__DATASET EXCERPT__:
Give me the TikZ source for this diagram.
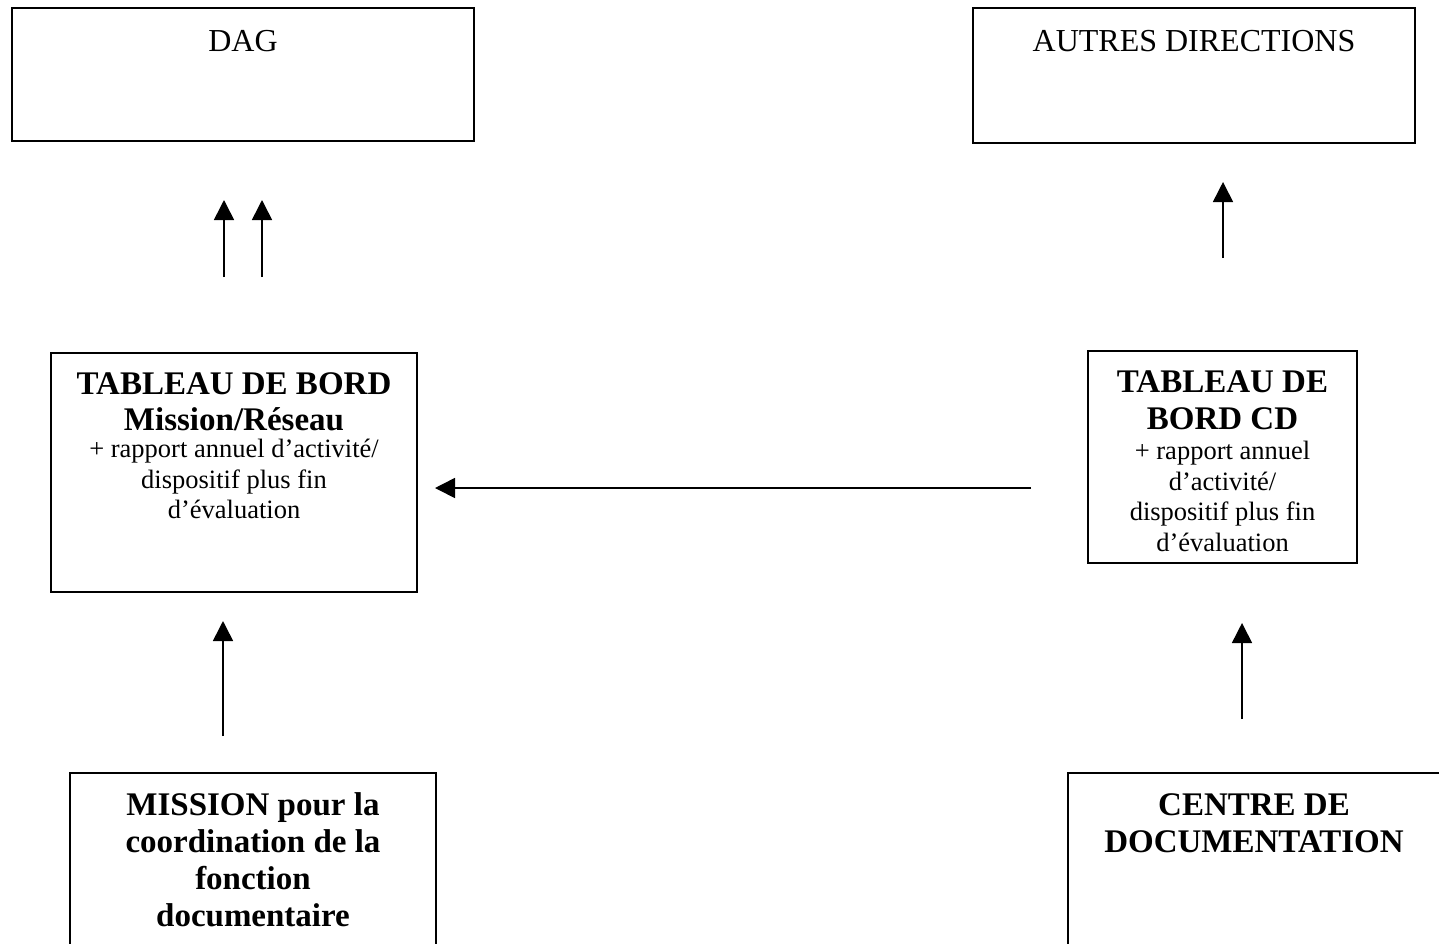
\documentclass[tikz,border=0pt]{standalone}
\usepackage{fontspec}
\setmainfont{Liberation Serif}
\usetikzlibrary{arrows.meta}
\begin{document}
\begin{tikzpicture}[x=0.5pt,y=-0.5pt,
  box/.style={draw, line width=0.9pt, inner sep=0pt},
  big/.style={anchor=base, inner sep=0pt, font=\fontsize{16}{18}\selectfont},
  bigb/.style={anchor=base, inner sep=0pt, font=\fontsize{16.5}{18}\selectfont\bfseries},
  small/.style={anchor=base, inner sep=0pt, font=\fontsize{13.25}{15}\selectfont},
  link/.style={line width=0.8pt, -{Triangle[length=10pt,width=10pt]}}]
\useasboundingbox (0,0) rectangle (1439,943);
\clip (0,0) rectangle (1439,943);
\fill[white] (0,0) rectangle (1439,943);

% boxes
\node[box, minimum width=231pt, minimum height=66.5pt] (dag) at (243,74.5) {};
\node[box, minimum width=221pt, minimum height=67.5pt] (autres) at (1194,75.5) {};
\node[box, minimum width=183pt, minimum height=119.5pt] (tbm) at (234,472.5) {};
\node[box, minimum width=134.5pt, minimum height=106pt] (tbcd) at (1222.5,457) {};
\node[box, minimum width=183pt, minimum height=113.5pt] (mission) at (253,886.5) {};
\node[box, minimum width=186pt, minimum height=113.5pt] (centre) at (1254,886.5) {};

% box texts
\node[big] (dagT) at (243,51) {DAG};
\node[big] (autresT) at (1194,51) {AUTRES DIRECTIONS};

\node[bigb] (tbm1) at (234,394) {TABLEAU DE BORD};
\node[bigb] (tbm2) at (234,430) {Mission/Réseau};
\node[small] (tbm3) at (234,457.5) {+ rapport annuel d’activité/};
\node[small] (tbm4) at (234,488) {dispositif plus fin};
\node[small] (tbm5) at (234,518.5) {d’évaluation};

\node[bigb] (tbcd1) at (1222.5,392) {TABLEAU DE};
\node[bigb] (tbcd2) at (1222.5,429) {BORD CD};
\node[small] (tbcd3) at (1222.5,459.5) {+ rapport annuel};
\node[small] (tbcd4) at (1222.5,490) {d’activité/};
\node[small] (tbcd5) at (1222.5,520.5) {dispositif plus fin};
\node[small] (tbcd6) at (1222.5,551) {d’évaluation};

\node[bigb] (mis1) at (253,815) {MISSION pour la};
\node[bigb] (mis2) at (253,852) {coordination de la};
\node[bigb] (mis3) at (253,889) {fonction};
\node[bigb] (mis4) at (253,926) {documentaire};

\node[bigb] (cen1) at (1254,815) {CENTRE DE};
\node[bigb] (cen2) at (1254,852) {DOCUMENTATION};

% connector ends
\coordinate (m1s) at (224,277); \coordinate (m1e) at (224,200);
\coordinate (m2s) at (262,277); \coordinate (m2e) at (262,200);
\coordinate (c1s) at (1223,258); \coordinate (c1e) at (1223,182);
\coordinate (hs) at (1031,488); \coordinate (he) at (435,488);
\coordinate (m3s) at (223,736); \coordinate (m3e) at (223,621);
\coordinate (c2s) at (1242,719); \coordinate (c2e) at (1242,623);

% connectors
\draw[link] (m1s) -- (m1e);
\draw[link] (m2s) -- (m2e);
\draw[link] (c1s) -- (c1e);
\draw[link] (hs) -- (he);
\draw[link] (m3s) -- (m3e);
\draw[link] (c2s) -- (c2e);
\end{tikzpicture}
\end{document}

__INSTRUCTION__:
Give back the whole listing as it stands, minus its pictures.

__TASK OUTPUT__:
Give me the TikZ source for this diagram.
\documentclass[tikz,border=0pt]{standalone}
\usepackage{fontspec}
\setmainfont{Liberation Serif}
\usetikzlibrary{arrows.meta}
\begin{document}
\begin{tikzpicture}[x=0.5pt,y=-0.5pt,
  box/.style={draw, line width=0.9pt, inner sep=0pt},
  big/.style={anchor=base, inner sep=0pt, font=\fontsize{16}{18}\selectfont},
  bigb/.style={anchor=base, inner sep=0pt, font=\fontsize{16.5}{18}\selectfont\bfseries},
  small/.style={anchor=base, inner sep=0pt, font=\fontsize{13.25}{15}\selectfont},
  link/.style={line width=0.8pt, -{Triangle[length=10pt,width=10pt]}}]
\useasboundingbox (0,0) rectangle (1439,943);
\clip (0,0) rectangle (1439,943);
\fill[white] (0,0) rectangle (1439,943);

% boxes
\node[box, minimum width=231pt, minimum height=66.5pt] (dag) at (243,74.5) {};
\node[box, minimum width=221pt, minimum height=67.5pt] (autres) at (1194,75.5) {};
\node[box, minimum width=183pt, minimum height=119.5pt] (tbm) at (234,472.5) {};
\node[box, minimum width=134.5pt, minimum height=106pt] (tbcd) at (1222.5,457) {};
\node[box, minimum width=183pt, minimum height=113.5pt] (mission) at (253,886.5) {};
\node[box, minimum width=186pt, minimum height=113.5pt] (centre) at (1254,886.5) {};

% box texts
\node[big] (dagT) at (243,51) {DAG};
\node[big] (autresT) at (1194,51) {AUTRES DIRECTIONS};

\node[bigb] (tbm1) at (234,394) {TABLEAU DE BORD};
\node[bigb] (tbm2) at (234,430) {Mission/Réseau};
\node[small] (tbm3) at (234,457.5) {+ rapport annuel d’activité/};
\node[small] (tbm4) at (234,488) {dispositif plus fin};
\node[small] (tbm5) at (234,518.5) {d’évaluation};

\node[bigb] (tbcd1) at (1222.5,392) {TABLEAU DE};
\node[bigb] (tbcd2) at (1222.5,429) {BORD CD};
\node[small] (tbcd3) at (1222.5,459.5) {+ rapport annuel};
\node[small] (tbcd4) at (1222.5,490) {d’activité/};
\node[small] (tbcd5) at (1222.5,520.5) {dispositif plus fin};
\node[small] (tbcd6) at (1222.5,551) {d’évaluation};

\node[bigb] (mis1) at (253,815) {MISSION pour la};
\node[bigb] (mis2) at (253,852) {coordination de la};
\node[bigb] (mis3) at (253,889) {fonction};
\node[bigb] (mis4) at (253,926) {documentaire};

\node[bigb] (cen1) at (1254,815) {CENTRE DE};
\node[bigb] (cen2) at (1254,852) {DOCUMENTATION};

% connector ends
\coordinate (m1s) at (224,277); \coordinate (m1e) at (224,200);
\coordinate (m2s) at (262,277); \coordinate (m2e) at (262,200);
\coordinate (c1s) at (1223,258); \coordinate (c1e) at (1223,182);
\coordinate (hs) at (1031,488); \coordinate (he) at (435,488);
\coordinate (m3s) at (223,736); \coordinate (m3e) at (223,621);
\coordinate (c2s) at (1242,719); \coordinate (c2e) at (1242,623);

% connectors
\draw[link] (m1s) -- (m1e);
\draw[link] (m2s) -- (m2e);
\draw[link] (c1s) -- (c1e);
\draw[link] (hs) -- (he);
\draw[link] (m3s) -- (m3e);
\draw[link] (c2s) -- (c2e);
\end{tikzpicture}
\end{document}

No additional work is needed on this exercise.